A smart little girl’s bourgeois certainties are subjected to the upheaval of her parents’ abrupt political activism in “Blame It on Fidel.” Wonderfully engaging look at 1970-71 from a child’s p.o.v. is a splendidly cast trip back to a time when French women had not yet won the right to legal abortion and the redistribution of wealth in Chile and beyond seemed possible if only enough like-minded people took to the streets with militant fervor. Fiction debut by Julie Gavras (daughter of Costa) makes the political personal with a light, painless touch that should translate into offshore niche play.
Winner of the MPA’s Michel D’Ornano Prize for a promising first French film, pic world-preemed at Deauville before a Nov. 29 bow in Gaul.
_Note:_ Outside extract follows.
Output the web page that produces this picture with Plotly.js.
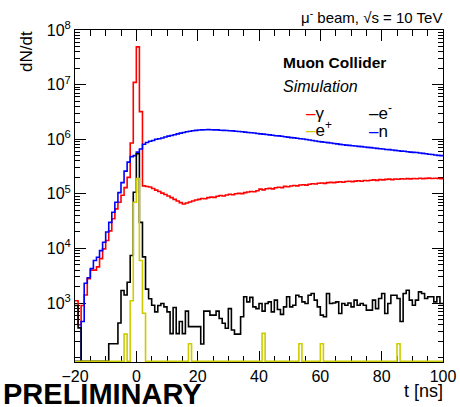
<!DOCTYPE html>
<html>
<head>
<meta charset="utf-8">
<script src="https://cdn.plot.ly/plotly-3.0.1.min.js"></script>
<style>html,body{margin:0;padding:0;background:#fff;}#chart{width:460px;height:407px;}</style>
</head>
<body>
<div id="chart"></div>
<script>
// Histogram binning: 1 ns bins from -20 to 100 ns
const binStart = -20;
const binWidth = 1;
const nBins = 120;

// dN/dt per bin (0 = empty bin)
const gammaCounts = [
  1100, 400, 900, 1400, 2800, 4000, 4000, 4600, 6500, 9800,
  14000, 21000, 35000, 53000, 70000, 94000, 130000, 200000, 850000, 1.1e7,
  4.9e7, 3.2e6, 1.40e5, 1.36e5, 1.33e5, 1.25e5, 1.17e5, 1.10e5, 1.03e5, 9.7e4,
  9.1e4, 8.5e4, 7.9e4, 7.4e4, 6.9e4, 6.5e4, 6.8e4, 7.1e4, 7.4e4, 7.7e4,
  7.9e4, 8.2e4, 8.1e4, 8.5e4, 8.7e4, 8.6e4, 9.0e4, 9.3e4, 9.1e4, 9.5e4,
  9.8e4, 9.6e4, 1.0e5, 1.02e5, 1.01e5, 1.05e5, 1.08e5, 1.10e5, 1.09e5, 1.14e5,
  1.22e5, 1.18e5, 1.24e5, 1.26e5, 1.23e5, 1.29e5, 1.32e5, 1.30e5, 1.37e5, 1.35e5,
  1.39e5, 1.42e5, 1.40e5, 1.45e5, 1.47e5, 1.44e5, 1.50e5, 1.53e5, 1.51e5, 1.56e5,
  1.58e5, 1.55e5, 1.60e5, 1.62e5, 1.60e5, 1.64e5, 1.66e5, 1.63e5, 1.68e5, 1.70e5,
  1.67e5, 1.71e5, 1.73e5, 1.70e5, 1.75e5, 1.74e5, 1.77e5, 1.80e5, 1.76e5, 1.82e5,
  1.80e5, 1.84e5, 1.86e5, 1.82e5, 1.87e5, 1.85e5, 1.89e5, 1.87e5, 1.90e5, 1.88e5,
  1.91e5, 1.89e5, 1.93e5, 1.90e5, 1.92e5, 1.94e5, 1.91e5, 1.93e5, 1.92e5, 1.90e5
];
const neutronCounts = [
  0, 0, 460, 2300, 2900, 4300, 6000, 6900, 9100, 13000,
  20000, 30000, 46000, 70000, 105000, 160000, 260000, 380000, 480000, 500000,
  580000, 660000, 810000, 870000, 920000, 950000, 1.0e6, 1.02e6, 1.05e6, 1.1e6,
  1.14e6, 1.17e6, 1.21e6, 1.25e6, 1.29e6, 1.33e6, 1.37e6, 1.40e6, 1.43e6, 1.45e6,
  1.47e6, 1.48e6, 1.49e6, 1.50e6, 1.49e6, 1.48e6, 1.48e6, 1.46e6, 1.45e6, 1.44e6,
  1.43e6, 1.42e6, 1.40e6, 1.38e6, 1.37e6, 1.35e6, 1.33e6, 1.31e6, 1.30e6, 1.27e6,
  1.25e6, 1.24e6, 1.22e6, 1.20e6, 1.18e6, 1.16e6, 1.15e6, 1.13e6, 1.11e6, 1.09e6,
  1.07e6, 1.06e6, 1.04e6, 1.02e6, 1.01e6, 9.9e5, 9.7e5, 9.5e5, 9.3e5, 9.1e5,
  8.95e5, 8.8e5, 8.65e5, 8.5e5, 8.35e5, 8.2e5, 8.05e5, 7.9e5, 7.8e5, 7.7e5,
  7.6e5, 7.5e5, 7.4e5, 7.3e5, 7.2e5, 7.1e5, 7.0e5, 6.9e5, 6.8e5, 6.7e5,
  6.6e5, 6.5e5, 6.45e5, 6.35e5, 6.25e5, 6.15e5, 6.05e5, 6.0e5, 5.9e5, 5.8e5,
  5.75e5, 5.7e5, 5.6e5, 5.5e5, 5.4e5, 5.3e5, 5.25e5, 5.15e5, 5.05e5, 5.0e5
];
const electronCounts = [
  900, 350, 0, 0, 0, 0, 0, 0, 0, 0,
  0, 180, 180, 180, 430, 1700, 1400, 2400, 7400, 107000,
  540000, 30000, 7000, 1800, 1200, 910, 690, 900, 980, 850,
  690, 275, 830, 275, 460, 275, 710, 370, 370, 370,
  370, 178, 710, 710, 600, 600, 710, 520, 425, 345,
  790, 320, 270, 270, 560, 1300, 1050, 1270, 850, 790,
  980, 710, 980, 1050, 690, 1130, 760, 620, 850, 1300,
  850, 910, 1390, 1300, 1050, 980, 1390, 1490, 1130, 850,
  600, 560, 1490, 980, 1000, 1050, 645, 980, 910, 1000,
  850, 1130, 910, 980, 910, 740, 740, 1130, 790, 1210,
  1490, 645, 980, 1390, 1390, 1210, 460, 1490, 1710, 1130,
  910, 1130, 1600, 1490, 1210, 1300, 1300, 1050, 1300, 980
];
const positronCounts = [
  0, 0, 0, 0, 0, 0, 0, 0, 0, 0,
  0, 0, 0, 0, 0, 0, 270, 0, 1100, 70000,
  190000, 6000, 650, 0, 0, 0, 0, 0, 0, 0,
  0, 0, 0, 0, 0, 0, 0, 180, 0, 0,
  0, 0, 0, 0, 0, 0, 0, 0, 0, 0,
  0, 0, 0, 0, 0, 0, 0, 0, 0, 0,
  0, 278, 0, 0, 0, 0, 0, 0, 0, 0,
  0, 0, 0, 180, 0, 0, 0, 0, 0, 0,
  180, 0, 0, 0, 0, 0, 0, 0, 0, 0,
  0, 0, 0, 0, 0, 0, 0, 0, 0, 0,
  0, 0, 0, 0, 0, 180, 0, 0, 0, 0,
  0, 0, 0, 0, 0, 0, 0, 0, 0, 0
];

const yTickVals = [1e3, 1e4, 1e5, 1e6, 1e7, 1e8];
const yTickText = ['10<sup>3</sup>', '10<sup>4</sup>', '10<sup>5</sup>', '10<sup>6</sup>', '10<sup>7</sup>', '10<sup>8</sup>'];

const LOG_MIN = 1.92, LOG_MAX = 8;
// empty bins are drawn along the bottom frame, as ROOT does on a log axis
const yFloor = Math.pow(10, LOG_MIN + 0.012);

const edges = [];
for (let i = 0; i <= nBins; i++) edges.push(binStart + i * binWidth);

function stepTrace(counts, color, name) {
  const ys = counts.map(v => (v > 0 ? v : yFloor));
  ys.push(ys[ys.length - 1]);
  return {
    type: 'scatter', mode: 'lines', name: name,
    x: edges, y: ys,
    line: {shape: 'hv', color: color, width: 1.6},
    hoverinfo: 'skip'
  };
}

const traces = [
  stepTrace(gammaCounts, '#ff0000', 'γ'),
  stepTrace(neutronCounts, '#0000ff', 'n'),
  stepTrace(electronCounts, '#000000', 'e-'),
  stepTrace(positronCounts, '#cccc00', 'e+')
];

const minorVals = [];
for (let d = 2; d < 8; d++) {
  for (let m = 1; m <= 9; m++) {
    if (m === 1 && d >= 3) continue;
    minorVals.push(m * Math.pow(10, d));
  }
}

const L = 75, R = 443, T = 30, B = 362;
const px2x = px => (px - L) / (R - L);
const py2y = py => (B - py) / (B - T);
const FONT = 'Liberation Sans, Arial, Helvetica, sans-serif';

function ann(text, px, py, xanchor, size, extra) {
  return Object.assign({
    text: text, x: px2x(px), y: py2y(py), xref: 'paper', yref: 'paper',
    xanchor: xanchor, yanchor: 'middle', showarrow: false, borderpad: 0,
    font: {family: FONT, size: size, color: '#000'}
  }, extra || {});
}

const annotations = [
  ann('dN/dt', 26, 52, 'center', 17, {textangle: -90}),
  ann('t [ns]', 444, 391, 'right', 18),
  ann('μ<sup>-</sup> beam, √s = 10 TeV', 443, 16.5, 'right', 15),
  ann('<b>Muon Collider</b>', 282, 62.5, 'left', 15.5),
  ann('<i>Simulation</i>', 282, 86, 'left', 16),
  ann('<span style="color:#ff0000">–</span>γ', 305, 113, 'left', 17),
  ann('<span style="color:#000000">–</span>e<sup>-</sup>', 368, 112, 'left', 17),
  ann('<span style="color:#cccc00">–</span>e<sup>+</sup>', 305, 129, 'left', 17),
  ann('<span style="color:#0000ff">–</span>n', 368, 131, 'left', 17),
  ann('<b>PRELIMINARY</b>', 2, 394, 'left', 29)
];

const axisCommon = {
  showline: true, linecolor: '#000', linewidth: 1, mirror: 'ticks',
  showgrid: false, zeroline: false, ticks: 'inside', tickcolor: '#000',
  tickwidth: 1, ticklen: 11, tickfont: {family: FONT, size: 16, color: '#000'},
  layer: 'below traces'
};

const layout = {
  width: 460, height: 407,
  margin: {l: L, r: 460 - R, t: T, b: 407 - B},
  paper_bgcolor: '#fff', plot_bgcolor: '#fff',
  showlegend: false,
  xaxis: Object.assign({}, axisCommon, {
    range: [-20, 100], tickmode: 'linear', tick0: 0, dtick: 20,
    minor: {tick0: 0, dtick: 5, ticks: 'inside', ticklen: 6, tickcolor: '#000', tickwidth: 1, showgrid: false}
  }),
  yaxis: Object.assign({}, axisCommon, {
    type: 'log', range: [LOG_MIN, LOG_MAX], tickmode: 'array',
    tickvals: yTickVals, ticktext: yTickText,
    minor: {tickmode: 'array', tickvals: minorVals, ticks: 'inside', ticklen: 5, tickcolor: '#000', tickwidth: 1, showgrid: false}
  }),
  annotations: annotations
};

Plotly.newPlot('chart', traces, layout, {staticPlot: true, displayModeBar: false});
</script>
</body>
</html>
Prim and proper 9-year-old Anna (Nina Kervel) smugly demonstrates her ability to cut a piece of fruit just-so with a knife and fork at the kiddie table at a wedding. At Catholic girls’ school, she revels in her excellent grades and adores catechism class. Anna lives in a spacious house with father Fernando (Stefano Accorsi), a lawyer from a wealthy Spanish family; mother Marie (Julie Depardieu), who writes for a popular French women’s mag, and younger brother Francois (Benjamin Feuillet).
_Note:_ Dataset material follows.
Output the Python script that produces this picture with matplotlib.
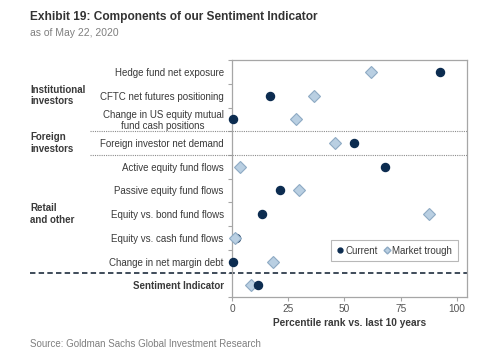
import matplotlib.pyplot as plt
from matplotlib.lines import Line2D
import matplotlib.transforms as mtransforms

plt.rcParams['font.family'] = ['Liberation Sans', 'DejaVu Sans']

labels = ['Hedge fund net exposure',
          'CFTC net futures positioning',
          'Change in US equity mutual\nfund cash positions',
          'Foreign investor net demand',
          'Active equity fund flows',
          'Passive equity fund flows',
          'Equity vs. bond fund flows',
          'Equity vs. cash fund flows',
          'Change in net margin debt',
          'Sentiment Indicator']
current = [92.4, 16.9, 0.4, 54.4, 68.0, 21.5, 13.2, 1.6, 0.3, 11.7]
trough = [61.8, 36.6, 28.4, 45.8, 3.6, 29.6, 87.7, 1.2, 18.4, 8.4]
groups = [('Institutional\ninvestors', 1), ('Foreign\ninvestors', 3), ('Retail\nand other', 6)]
xticks = [0, 25, 50, 75, 100]

navy = '#0c2c50'
light = '#b9cfe2'
light_edge = '#8eaac4'
grey = '#a6a6a6'
txt = '#3a3a3a'

fig = plt.figure(figsize=(5, 3.58), dpi=100)
ax = fig.add_axes([0.464, 0.170, 0.470, 0.662])

rows = list(range(len(labels)))
# components: trough on top, sentiment row: current on top
ax.plot(current[:-1], rows[:-1], 'o', ms=5.8, color=navy, zorder=3, clip_on=False, ls='none')
ax.plot(trough[:-1], rows[:-1], 'D', ms=6, mfc=light, mec=light_edge, mew=0.8, zorder=4, clip_on=False, ls='none')
ax.plot(trough[-1:], rows[-1:], 'D', ms=6, mfc=light, mec=light_edge, mew=0.8, zorder=3, clip_on=False, ls='none')
ax.plot(current[-1:], rows[-1:], 'o', ms=5.8, color=navy, zorder=4, clip_on=False, ls='none')

ax.set_xlim(0, 104.5)
ax.set_ylim(9.5, -0.5)
ax.set_xticks(xticks)
ax.set_xticklabels([str(v) for v in xticks])
ax.set_yticks(rows)
ax.set_yticklabels(labels, multialignment='center', linespacing=1.05)
for i, t in enumerate(ax.get_yticklabels()):
    if i == len(labels) - 1:
        t.set_fontweight('bold')
        t.set_color('#2b4668')
        t.set_fontsize(7.3)
ax.set_yticks([r - 0.5 for r in rows] + [9.5], minor=True)
ax.tick_params(axis='y', which='major', length=0, pad=6, labelsize=7, labelcolor=txt)
ax.tick_params(axis='y', which='minor', length=3, color=grey, width=0.8)
ax.tick_params(axis='x', length=3, color=grey, width=0.8, labelsize=7.3, labelcolor='#555555', pad=2)
for s in ax.spines.values():
    s.set_color(grey)
    s.set_linewidth(0.9)

ax.set_xlabel('Percentile rank vs. last 10 years', fontsize=7.3, fontweight='bold', color=txt, labelpad=3)

# group separators
tr = mtransforms.blended_transform_factory(ax.transAxes, ax.transData)
for y in [2.5, 3.5]:
    ax.plot([-0.605, 1], [y, y], transform=tr, color='#8c8c8c', lw=0.8, ls=(0, (1, 1)), clip_on=False, zorder=2)
ax.plot([-0.86, 1], [8.5, 8.5], transform=tr, color='#2f3d4c', lw=1.3, ls=(0, (3, 1.8)), clip_on=False, zorder=2)

for name, y in groups:
    ax.text(-0.86, y, name, transform=tr, fontsize=7, fontweight='bold', color=txt, va='center', ha='left')

handles = [Line2D([], [], marker='o', ls='none', ms=3.5, color=navy),
           Line2D([], [], marker='D', ls='none', ms=3.5, mfc=light, mec=light_edge)]
leg = ax.legend(handles, ['Current', 'Market trough'], loc='lower right', bbox_to_anchor=(0.983, 0.13),
                fontsize=7, frameon=True, fancybox=False, edgecolor=grey, handlelength=0.6,
                handletextpad=0.3, columnspacing=0.6, ncol=2, borderpad=0.6)
leg.get_frame().set_linewidth(0.8)
for t in leg.get_texts():
    t.set_color(txt)

fig.text(0.06, 0.945, 'Exhibit 19: Components of our Sentiment Indicator', fontsize=8.6, fontweight='bold',
         color='#333333', family=['Liberation Sans Narrow', 'Liberation Sans', 'DejaVu Sans'])
fig.text(0.06, 0.9, 'as of May 22, 2020', fontsize=7.5, color='#7f7f7f',
         family=['Liberation Sans Narrow', 'Liberation Sans', 'DejaVu Sans'])
fig.text(0.06, 0.03, 'Source: Goldman Sachs Global Investment Research', fontsize=7, color='#7f7f7f',
         family=['Liberation Sans Narrow', 'Liberation Sans', 'DejaVu Sans'])

fig.savefig('out.png', dpi=100)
Fernando has just smuggled his sister and her daughter out of Spain where the sister’s Communist militancy was too dangerous. Housekeeper Filomena (Marie-Noelle Bordeaux), however, doesn’t appreciate the guests insofar as she’s a Cuban exile who lost everything because of Castro.
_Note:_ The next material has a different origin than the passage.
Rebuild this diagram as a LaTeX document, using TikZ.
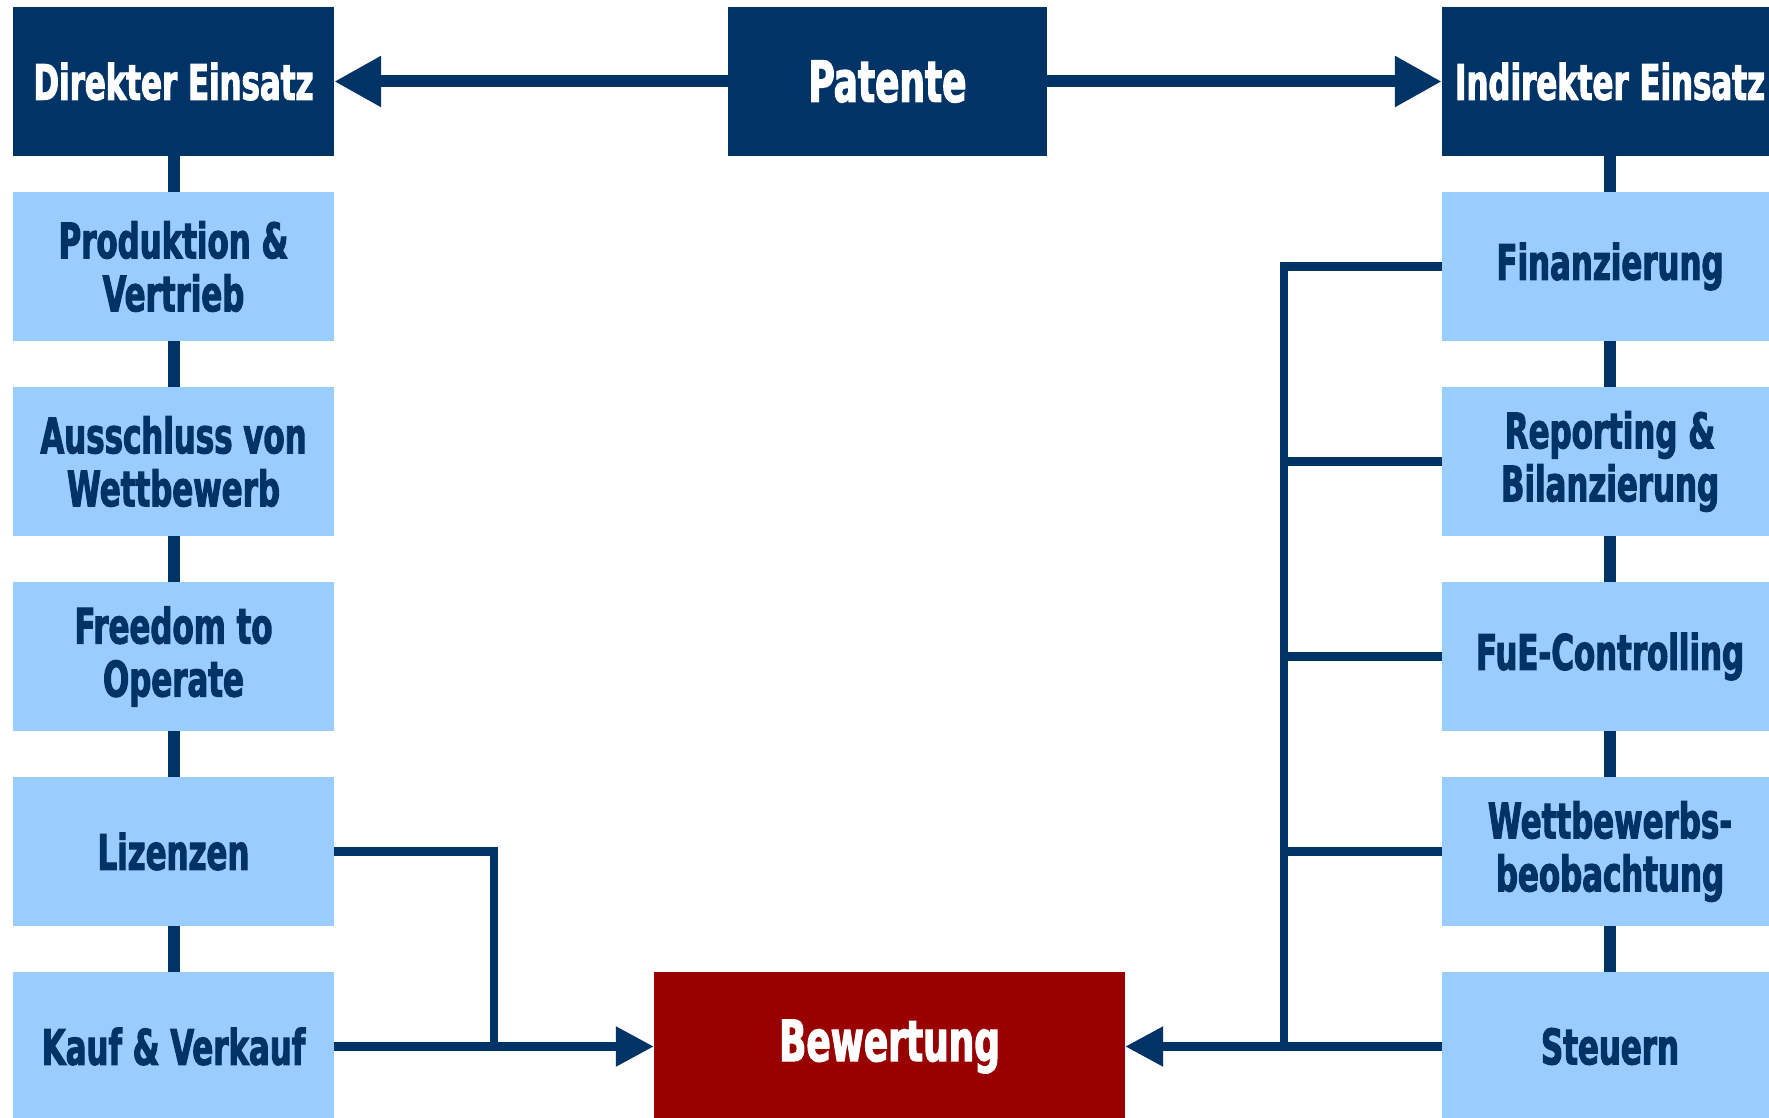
\documentclass[tikz,border=0pt]{standalone}
\usepackage{fontspec}
\newfontfamily\dfont{DejaVu Sans Condensed Bold}[FakeStretch=0.70, FakeBold=2]
\usetikzlibrary{arrows.meta}
\definecolor{navy}{HTML}{003366}
\definecolor{lblue}{HTML}{99CCFF}
\definecolor{dred}{HTML}{990000}
\begin{document}
\begin{tikzpicture}[x=1pt,y=-1pt,
  basebox/.style={rectangle, inner sep=0pt, minimum height=149pt, align=center,
    font=\dfont\fontsize{49}{53}\selectfont},
  headbox/.style={basebox, fill=navy, text=white},
  itembox/.style={basebox, fill=lblue, text=navy},
  bigtext/.style={font=\dfont\fontsize{57}{60}\selectfont},
  thickline/.style={draw=navy, line width=12pt},
  thinline/.style={draw=navy, line width=8.5pt, line join=miter},
  bigarrow/.style={thickline, -{Triangle[length=47pt, width=48pt]}},
  smallarrow/.style={thinline, -{Triangle[length=38pt, width=38pt]}}
]
\useasboundingbox (0,0) rectangle (1769,1118);
\fill[white] (0,0) rectangle (1769,1118);

% left column
\node[headbox, minimum width=321pt] (dir) at (173.5,81.5) {Direkter Einsatz};
\node[itembox, minimum width=321pt] (l1) at (173.5,266.5) {Produktion \&\\Vertrieb};
\node[itembox, minimum width=321pt] (l2) at (173.5,461.5) {Ausschluss von\\Wettbewerb};
\node[itembox, minimum width=321pt] (l3) at (173.5,656.5) {Freedom to\\Operate};
\node[itembox, minimum width=321pt] (l4) at (173.5,851.5) {Lizenzen};
\node[itembox, minimum width=321pt] (l5) at (173.5,1046.5) {Kauf \& Verkauf};

% centre
\node[headbox, bigtext, minimum width=319pt] (pat) at (887.5,81.5) {Patente};
\node[basebox, bigtext, fill=dred, text=white, minimum width=471pt] (bew) at (889.5,1046.5) {Bewertung};

% right column
\node[headbox, minimum width=336pt] (ind) at (1610,81.5) {Indirekter Einsatz};
\node[itembox, minimum width=336pt] (r1) at (1610,266.5) {Finanzierung};
\node[itembox, minimum width=336pt] (r2) at (1610,461.5) {Reporting \&\\Bilanzierung};
\node[itembox, minimum width=336pt] (r3) at (1610,656.5) {FuE-Controlling};
\node[itembox, minimum width=336pt] (r4) at (1610,851.5) {Wettbewerbs-\\beobachtung};
\node[itembox, minimum width=336pt] (r5) at (1610,1046.5) {Steuern};

% top arrows
\draw[bigarrow] (pat.west) -- (dir.east);
\draw[bigarrow] (pat.east) -- (ind.west);

% column connectors
\draw[thickline] (dir.south) -- (l1.north);
\draw[thickline] (l1.south) -- (l2.north);
\draw[thickline] (l2.south) -- (l3.north);
\draw[thickline] (l3.south) -- (l4.north);
\draw[thickline] (l4.south) -- (l5.north);
\draw[thickline] (ind.south) -- (r1.north);
\draw[thickline] (r1.south) -- (r2.north);
\draw[thickline] (r2.south) -- (r3.north);
\draw[thickline] (r3.south) -- (r4.north);
\draw[thickline] (r4.south) -- (r5.north);

% left routing
\coordinate (jl) at (494,1046.5);
\draw[thinline] (l4.east) -| (jl);
\draw[smallarrow] (l5.east) -- (bew.west);

% right bus
\coordinate (busT) at (1284,266.5);
\coordinate (busB) at (1284,1046.5);
\draw[thinline] (r1.west) -- (busT) -- (busB);
\draw[thinline] (r2.west) -- (r2.west -| busT);
\draw[thinline] (r3.west) -- (r3.west -| busT);
\draw[thinline] (r4.west) -- (r4.west -| busT);
\draw[smallarrow] (r5.west) -- (bew.east);
\end{tikzpicture}
\end{document}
Anna gathers that Commies are bad, so becomes confused when her parents decide to trade their house, garden and servant for a much smaller apartment after a trip to Latin America puts their social consciences in overdrive.
Their new home is suddenly overrun with bearded revolutionaries discovering the glories of collective action into the wee hours. Impeccable hair-dos and tailored clothes give way to colorful hippie garb. Marie starts tape recording wrenching testimony for a book on how women suffer from the unavailability of legal abortion.
Pic’s humor and poignancy is in Anna’s struggle to assimilate so much new information that flies in the face of her former routine. Dad forbids her to read “fascist” Mickey Mouse comics. A street demonstration broken up by smoke bombs and riot police is particularly well depicted from Anna’s low-to-the-ground position in the crowd.
Time frame from September 1970 to September 1971 is packed with history with a capital H: Charles De Gaulle’s death, the watershed petition signed by more than 300 prominent French women admitting they’d undergone illegal abortions, Salvador Allende’s election. Big events are intelligently integrated into the storytelling building blocks of class, nationality, gender, religion and dedication to a cause bigger than oneself.
The book from which the pic is adapted showed the early 1970s from an Italian girl’s p.o.v.; the switch to France is seamless and accomplished. Helmer elicits a resonant and memorable perf from appealingly precocious Kervel as Anna. Production design is tops and score is heard just enough.